So, Gregory wants to know what movies you watch over and over. Which is actually a bit of a difficult question for me to answer, honestly, because I'm one of those types who will watch a movie a gazillion and one times and still never tire of it. Same with books. It's not that I'm not selective, just that I've been at this movie-watching and book-reading thing for a few years now 😉
To start with the movies:
- Labyrinth — I first discovered it during the impressionable teen years. 'Nuff said. Oh, okay. I love movies with a sense of whimsy about them. This qualifies. The final confrontation always gets my attention. That, and the masquerade inside the crystal ball.

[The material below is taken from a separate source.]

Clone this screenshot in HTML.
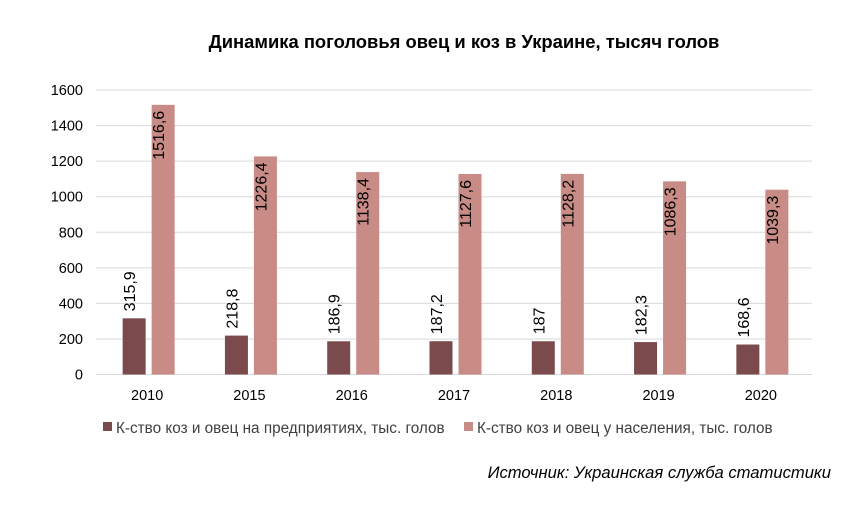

- The Princess Bride — again, it's the whimsy. And the tongue-in-cheekness. The perfect moments are too many to mention
- Fight Club — for the mindfuck.
- Cypher — to be honest, this isn't the world's best movie. But there is something about it that catches me. I think it's Jeremy Northam's performance.
- Amelie — again, this owes a lot of its charm to whimsy. The lighthearted, slightly twisted perspective on reality just makes me happy. And that moment where Amelie turns to water with disappointment? Perfect.
There are more, but I'm going to stop there, because otherwise I'll just drag on and on and never finish this blog entry, and what use is that?
- Pride & Prejudice — for Lizzie. One of my favourite heroines. She's gutsy and articulate but not without flaws. And for Austen's narrative tone, which is always delightfully dry.
- The Mirror of Her Dreams / A Man Rides Through — for the world. Terisa is wonderfully but not irritatingly wan through much of the story.
- Dune — for the intricacy. And the scale of the story, beautifully combining the intimate focus on Paul with the wide focus on the Empire.
- The Real Story (but not the rest of the story) — for the structure of the story, and the way it plays with the villain/victim/hero roles. Which is the very reason I didn't like the following books, because they ignored (or underplayed) the ambiguity set up in the first book and took a more straightforward approach.
Again, there are others, but I'm getting too tired to keep typing. So, you know. You take what you can get, right?
What I will add, is that I remember having a discussion about the re-watching of movies and the re-reading of books. My colleague (male) attributed the impulse to women: women were more inclined to watch a movie again than men. (I think it's too broad a generality to be of any use, myself, but whatever.) He was most interested in why you would want to watch again a movie that was traumatic: why, for example, watch Moulin Rouge again if you know you're going to cry when you watch it? Why do that to yourself?
I could only shrug. Crying can be cathartic, of course. But, too, I think it has to do with savouring an experience, tasting it again and again. I love re-reading and re-watching because each time I dip back into that world I discover a new layer: nuances I hadn't noticed before, which deepen the experience. The first time is always more emotional; the later times I have the luxury of foreknowledge, and I can apply a more intellectual appreciation.